Equity markets were also concerned that President Barack Obama’s proposed $447 billion package of tax cuts and spending plans aimed at boosting growth and job creation could be hamstrung by political wrangling when it goes to Congress.
“Investors are holding back...There isn’t any reason to commit until you can see credible policies,” Justin Urquhart Stewart, director at Seven Investment Management, said.
“Bernanke was never going to say anything. He made it clear at Jackson Hole he was pushing it back to the politicians. Obama has come up with this stimulus package. We now have to digest what effect this will have, assuming it is passed.”
European shares fell 1.1 percent, pulling down the MSCI world equity index 0.7 percent. S&P futures were down 0.3 percent, indicating a lower open on Wall Street later in the day.
Market confidence has been fragile this week due to growing concerns over the global economy and Europe’s debt crisis, with Friday’s deadline for bond holders to decide on Greece’s swap offer adding to the nervousness.
Investor focus was now on G7 finance ministers and central bankers meeting later on Friday when the faltering global recovery and Europe’s problems are likely to be the main issues of the day.
Host France has called for co-ordinated action to boost growth, but the divergent economic problems facing the United States, Britain and the euro zone are complicating the task.
“There is some expectation doing the rounds that the G-7 meeting will produce a key coordinated policy response. We have our doubts,” Lloyds strategists said in a note. “In this environment, while acknowledging scope for bouts of near-term risk-asset buoyancy, we continue to anticipate money flowing into higher-grade fixed-income product into yield back- ups.”
Safe-haven German government bond prices surged, with Bund futures jumping almost one full point to a record high of 137.44 and benchmark U.S. T-note yields hovering within striking distance of 1.908 percent , its lowest in 60 years hit on Tuesday.
The euro was last down 0.4 percent against the dollar at $1.3832, its lowest in nearly six months with traders saying selling in the single currency accelerated when stop-loss orders were triggered below $1.3840.
Analysts saw more downside as sentiment stays negative after the ECB dropped its tightening bias and investors believe a lasting solution to euro zone debt crisis remains elusive. “The ECB has now left the door open for an easing of policy and there are more downside risks to come for the euro with Greek PSI (private sector involvement) to be finalised and ratification of the EFSF still required.” said Kiran Kowshik, currency strategist at BNP Paribas.

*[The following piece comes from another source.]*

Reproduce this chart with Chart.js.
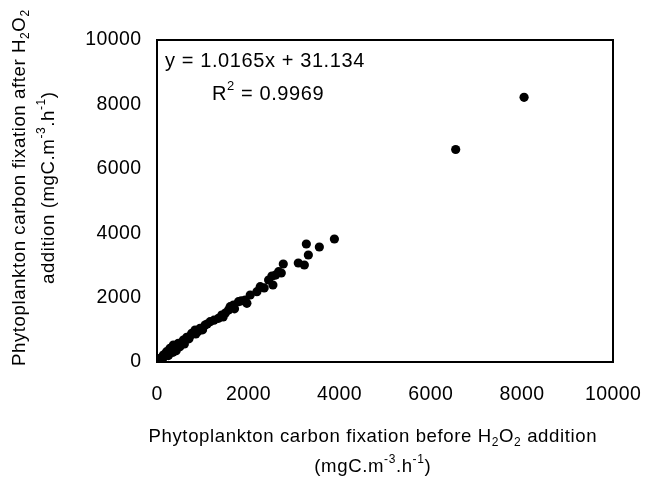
<!DOCTYPE html>
<html>
<head>
<meta charset="utf-8">
<script src="https://cdn.jsdelivr.net/npm/chart.js@4/dist/chart.umd.min.js"></script>
<style>
html,body{margin:0;padding:0;background:#fff;}
#wrap{width:646px;height:479px;position:relative;}
</style>
</head>
<body>
<div id="wrap"><canvas id="c" width="646" height="479"></canvas></div>
<script>
const xValues = [8050, 6550, 3890, 3560, 3275, 3319, 3099, 3231, 2769, 2725,
  2667, 2520, 2447, 2542, 2264, 2191, 2044, 1934, 1971, 1787, 1677, 1604, 1568, 1421, 1348,
  1165, 1055, 945, 835, 762, 652, 579, 469, 359, 286, 212, 139, 66, 29,
  1100, 1000, 900, 850, 700, 600, 500, 420, 350, 250, 300, 200, 120, 80, 400,
  1250, 1500, 1850, 2350, 2600, 1700, 1450, 720, 550, 160];
const yValues = [8220, 6600, 3820, 3571, 3665, 3323, 3075, 3012, 3043, 2764,
  2805, 2671, 2547, 2391, 2339, 2184, 2081, 1925, 1822, 1874, 1770, 1718, 1615, 1460, 1356,
  1253, 1149, 1046, 994, 891, 767, 683, 580, 528, 425, 321, 217, 115, 10,
  1180, 1000, 950, 870, 720, 560, 470, 350, 300, 200, 380, 280, 90, 40, 460,
  1300, 1520, 1900, 2300, 2700, 1650, 1400, 800, 600, 180];
const tickValues = [0, 2000, 4000, 6000, 8000, 10000];
const equationText = "y = 1.0165x + 31.134";
const r2Label = "R";
const r2Value = " = 0.9969";

const FONT = "'Liberation Sans', Arial, sans-serif";

function drawRich(ctx, segs, x, y, size, align, ls) {
  ls = ls || 0;
  const small = Math.round(size * 0.65);
  ctx.letterSpacing = ls + 'px';
  let total = 0;
  const widths = segs.map(s => {
    ctx.font = (s[1] === 'n' ? size : small) + 'px ' + FONT;
    const w = ctx.measureText(s[0]).width;
    total += w;
    return w;
  });
  total -= ls;
  let cx = align === 'center' ? x - total / 2 : (align === 'right' ? x - total : x);
  ctx.textAlign = 'left';
  ctx.textBaseline = 'middle';
  segs.forEach((s, i) => {
    let dy = 0;
    if (s[1] === 'sub') dy = size * 0.3;
    if (s[1] === 'sup') dy = -size * 0.38;
    ctx.font = (s[1] === 'n' ? size : small) + 'px ' + FONT;
    ctx.fillText(s[0], cx, y + dy);
    cx += widths[i];
  });
  ctx.letterSpacing = '0px';
}

const decor = {
  id: 'decor',
  afterDraw(chart) {
    const ctx = chart.ctx;
    const a = chart.chartArea;
    const sx = chart.scales.x, sy = chart.scales.y;
    ctx.save();
    ctx.strokeStyle = '#000';
    ctx.lineWidth = 2;
    ctx.strokeRect(a.left, a.top, a.right - a.left, a.bottom - a.top);
    ctx.fillStyle = '#000';
    // tick labels
    tickValues.forEach(v => {
      drawRich(ctx, [[String(v), 'n']], sx.getPixelForValue(v), 395, 19.5, 'center', 0.4);
      drawRich(ctx, [[String(v), 'n']], 141, sy.getPixelForValue(v), 19.5, 'right', 0.4);
    });
    // equation
    drawRich(ctx, [[equationText, 'n']], 165, 61, 20, 'left', 0.6);
    drawRich(ctx, [[r2Label, 'n'], ['2', 'sup'], [r2Value, 'n']], 212, 94, 20, 'left', 0.6);
    // x title
    const xc = 372.5;
    drawRich(ctx, [['Phytoplankton carbon fixation before H', 'n'], ['2', 'sub'], ['O', 'n'], ['2', 'sub'], [' addition', 'n']], xc, 437, 18.6, 'center', 0.6);
    drawRich(ctx, [['(mgC.m', 'n'], ['-3', 'sup'], ['.h', 'n'], ['-1', 'sup'], [')', 'n']], xc, 467, 18.6, 'center', 0.6);
    // y title
    ctx.save();
    ctx.translate(20, 188);
    ctx.rotate(-Math.PI / 2);
    drawRich(ctx, [['Phytoplankton carbon fixation after H', 'n'], ['2', 'sub'], ['O', 'n'], ['2', 'sub']], 0, 0, 18.6, 'center', 0.6);
    ctx.restore();
    ctx.save();
    ctx.translate(49, 188);
    ctx.rotate(-Math.PI / 2);
    drawRich(ctx, [['addition (mgC.m', 'n'], ['-3', 'sup'], ['.h', 'n'], ['-1', 'sup'], [')', 'n']], 0, 0, 18.6, 'center', 0.6);
    ctx.restore();
    ctx.restore();
  }
};

const pts = xValues.map((x, i) => ({ x: x, y: yValues[i] }));

new Chart(document.getElementById('c'), {
  type: 'scatter',
  data: {
    datasets: [{
      data: pts,
      backgroundColor: '#000',
      borderColor: '#000',
      pointRadius: 4.6,
      pointHoverRadius: 4.6,
      borderWidth: 0
    }]
  },
  options: {
    responsive: false,
    animation: false,
    events: [],
    layout: { padding: { top: 40, right: 33, left: 0, bottom: 0 } },
    plugins: { legend: { display: false }, tooltip: { enabled: false } },
    scales: {
      x: {
        type: 'linear', min: 0, max: 10000,
        afterBuildTicks(s) { s.ticks = tickValues.map(v => ({ value: v })); },
        grid: { display: false, drawTicks: false },
        border: { display: false },
        ticks: { display: false },
        afterFit(s) { s.height = 117; s.paddingLeft = 0; s.paddingRight = 0; }
      },
      y: {
        type: 'linear', min: 0, max: 10000,
        afterBuildTicks(s) { s.ticks = tickValues.map(v => ({ value: v })); },
        grid: { display: false, drawTicks: false },
        border: { display: false },
        ticks: { display: false },
        afterFit(s) { s.width = 157; s.paddingTop = 0; s.paddingBottom = 0; }
      }
    }
  },
  plugins: [decor]
});
</script>
</body>
</html>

Gold, propelled to a series of records in recent months due to its appeal as both a safe haven and hedge against inflation, was up 0.6 percent at $1,878 an ounce, after jumping 3 percent in the previous session.
Oil, which had dipped on Thursday as the dollar rose, making it more expensive for holders of other currencies, was a touch lower, with U.S. crude futures trading 0.6 percent down around $88 a barrel and Brent crude at $114.59.